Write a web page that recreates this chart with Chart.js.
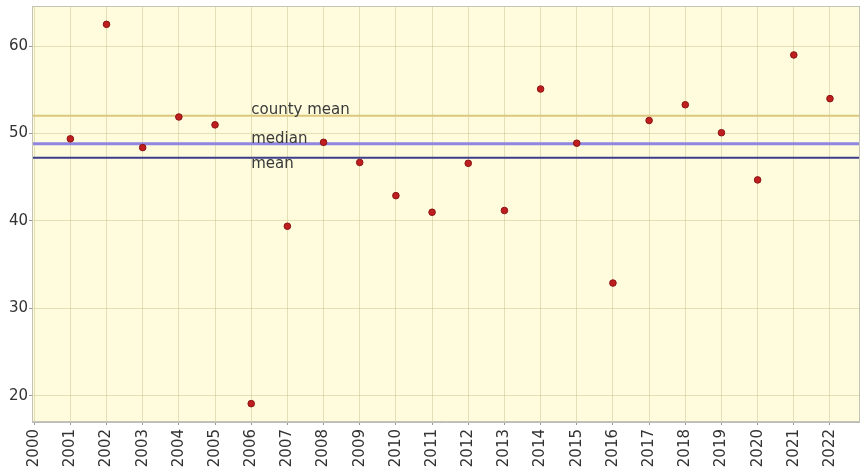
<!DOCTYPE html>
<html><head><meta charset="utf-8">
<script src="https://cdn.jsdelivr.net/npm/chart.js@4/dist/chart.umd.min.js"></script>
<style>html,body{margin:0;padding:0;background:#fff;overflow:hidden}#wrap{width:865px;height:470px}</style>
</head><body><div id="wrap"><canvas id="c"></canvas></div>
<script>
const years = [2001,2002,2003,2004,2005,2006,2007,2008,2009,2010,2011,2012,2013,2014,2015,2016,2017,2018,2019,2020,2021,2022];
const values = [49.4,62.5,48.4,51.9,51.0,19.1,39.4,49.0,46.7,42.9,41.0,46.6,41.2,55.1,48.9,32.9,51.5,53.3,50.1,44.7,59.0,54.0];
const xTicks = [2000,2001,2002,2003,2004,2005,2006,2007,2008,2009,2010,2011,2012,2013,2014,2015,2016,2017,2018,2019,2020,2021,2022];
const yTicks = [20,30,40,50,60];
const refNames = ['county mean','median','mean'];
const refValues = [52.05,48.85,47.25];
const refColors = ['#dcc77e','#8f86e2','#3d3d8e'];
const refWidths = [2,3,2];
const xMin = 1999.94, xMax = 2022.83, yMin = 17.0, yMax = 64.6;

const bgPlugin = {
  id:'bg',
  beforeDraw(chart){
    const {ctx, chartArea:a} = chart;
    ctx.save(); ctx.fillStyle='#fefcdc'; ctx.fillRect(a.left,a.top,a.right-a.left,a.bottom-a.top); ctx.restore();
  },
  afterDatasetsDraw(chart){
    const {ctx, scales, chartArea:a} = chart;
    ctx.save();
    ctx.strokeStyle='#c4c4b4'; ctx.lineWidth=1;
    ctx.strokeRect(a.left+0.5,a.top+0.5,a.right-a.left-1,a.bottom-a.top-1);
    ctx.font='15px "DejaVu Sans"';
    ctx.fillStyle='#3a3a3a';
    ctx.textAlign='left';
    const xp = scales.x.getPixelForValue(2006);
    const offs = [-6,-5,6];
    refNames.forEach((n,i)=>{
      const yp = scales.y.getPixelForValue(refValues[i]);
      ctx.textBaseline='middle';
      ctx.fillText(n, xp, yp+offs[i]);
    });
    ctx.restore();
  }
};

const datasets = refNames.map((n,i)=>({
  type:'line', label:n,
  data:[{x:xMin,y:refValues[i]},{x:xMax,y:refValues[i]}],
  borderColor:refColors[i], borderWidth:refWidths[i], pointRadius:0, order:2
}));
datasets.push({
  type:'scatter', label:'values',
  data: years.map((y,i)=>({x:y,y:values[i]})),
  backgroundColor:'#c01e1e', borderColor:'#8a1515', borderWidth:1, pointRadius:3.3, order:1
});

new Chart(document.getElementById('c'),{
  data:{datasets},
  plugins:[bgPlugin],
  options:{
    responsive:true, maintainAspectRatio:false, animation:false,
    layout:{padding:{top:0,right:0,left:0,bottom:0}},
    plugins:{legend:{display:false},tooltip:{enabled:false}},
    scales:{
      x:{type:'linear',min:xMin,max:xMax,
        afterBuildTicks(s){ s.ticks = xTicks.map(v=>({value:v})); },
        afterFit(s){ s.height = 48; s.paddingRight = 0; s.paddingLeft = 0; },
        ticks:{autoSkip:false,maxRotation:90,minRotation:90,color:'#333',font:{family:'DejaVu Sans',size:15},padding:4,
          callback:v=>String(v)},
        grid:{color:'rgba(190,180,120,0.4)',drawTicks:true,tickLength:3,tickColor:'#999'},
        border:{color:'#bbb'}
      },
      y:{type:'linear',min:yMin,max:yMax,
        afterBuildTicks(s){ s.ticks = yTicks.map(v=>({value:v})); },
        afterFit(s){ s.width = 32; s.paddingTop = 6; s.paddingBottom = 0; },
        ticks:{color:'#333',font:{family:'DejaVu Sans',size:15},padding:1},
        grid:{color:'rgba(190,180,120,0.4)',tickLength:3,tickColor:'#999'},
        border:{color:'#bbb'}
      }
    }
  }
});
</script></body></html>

────────────────────

-- Direction --
Copy the material shown above in full and exactly. Skip the pictures.

-- In response --
Write a web page that recreates this chart with Chart.js.
<!DOCTYPE html>
<html><head><meta charset="utf-8">
<script src="https://cdn.jsdelivr.net/npm/chart.js@4/dist/chart.umd.min.js"></script>
<style>html,body{margin:0;padding:0;background:#fff;overflow:hidden}#wrap{width:865px;height:470px}</style>
</head><body><div id="wrap"><canvas id="c"></canvas></div>
<script>
const years = [2001,2002,2003,2004,2005,2006,2007,2008,2009,2010,2011,2012,2013,2014,2015,2016,2017,2018,2019,2020,2021,2022];
const values = [49.4,62.5,48.4,51.9,51.0,19.1,39.4,49.0,46.7,42.9,41.0,46.6,41.2,55.1,48.9,32.9,51.5,53.3,50.1,44.7,59.0,54.0];
const xTicks = [2000,2001,2002,2003,2004,2005,2006,2007,2008,2009,2010,2011,2012,2013,2014,2015,2016,2017,2018,2019,2020,2021,2022];
const yTicks = [20,30,40,50,60];
const refNames = ['county mean','median','mean'];
const refValues = [52.05,48.85,47.25];
const refColors = ['#dcc77e','#8f86e2','#3d3d8e'];
const refWidths = [2,3,2];
const xMin = 1999.94, xMax = 2022.83, yMin = 17.0, yMax = 64.6;

const bgPlugin = {
  id:'bg',
  beforeDraw(chart){
    const {ctx, chartArea:a} = chart;
    ctx.save(); ctx.fillStyle='#fefcdc'; ctx.fillRect(a.left,a.top,a.right-a.left,a.bottom-a.top); ctx.restore();
  },
  afterDatasetsDraw(chart){
    const {ctx, scales, chartArea:a} = chart;
    ctx.save();
    ctx.strokeStyle='#c4c4b4'; ctx.lineWidth=1;
    ctx.strokeRect(a.left+0.5,a.top+0.5,a.right-a.left-1,a.bottom-a.top-1);
    ctx.font='15px "DejaVu Sans"';
    ctx.fillStyle='#3a3a3a';
    ctx.textAlign='left';
    const xp = scales.x.getPixelForValue(2006);
    const offs = [-6,-5,6];
    refNames.forEach((n,i)=>{
      const yp = scales.y.getPixelForValue(refValues[i]);
      ctx.textBaseline='middle';
      ctx.fillText(n, xp, yp+offs[i]);
    });
    ctx.restore();
  }
};

const datasets = refNames.map((n,i)=>({
  type:'line', label:n,
  data:[{x:xMin,y:refValues[i]},{x:xMax,y:refValues[i]}],
  borderColor:refColors[i], borderWidth:refWidths[i], pointRadius:0, order:2
}));
datasets.push({
  type:'scatter', label:'values',
  data: years.map((y,i)=>({x:y,y:values[i]})),
  backgroundColor:'#c01e1e', borderColor:'#8a1515', borderWidth:1, pointRadius:3.3, order:1
});

new Chart(document.getElementById('c'),{
  data:{datasets},
  plugins:[bgPlugin],
  options:{
    responsive:true, maintainAspectRatio:false, animation:false,
    layout:{padding:{top:0,right:0,left:0,bottom:0}},
    plugins:{legend:{display:false},tooltip:{enabled:false}},
    scales:{
      x:{type:'linear',min:xMin,max:xMax,
        afterBuildTicks(s){ s.ticks = xTicks.map(v=>({value:v})); },
        afterFit(s){ s.height = 48; s.paddingRight = 0; s.paddingLeft = 0; },
        ticks:{autoSkip:false,maxRotation:90,minRotation:90,color:'#333',font:{family:'DejaVu Sans',size:15},padding:4,
          callback:v=>String(v)},
        grid:{color:'rgba(190,180,120,0.4)',drawTicks:true,tickLength:3,tickColor:'#999'},
        border:{color:'#bbb'}
      },
      y:{type:'linear',min:yMin,max:yMax,
        afterBuildTicks(s){ s.ticks = yTicks.map(v=>({value:v})); },
        afterFit(s){ s.width = 32; s.paddingTop = 6; s.paddingBottom = 0; },
        ticks:{color:'#333',font:{family:'DejaVu Sans',size:15},padding:1},
        grid:{color:'rgba(190,180,120,0.4)',tickLength:3,tickColor:'#999'},
        border:{color:'#bbb'}
      }
    }
  }
});
</script></body></html>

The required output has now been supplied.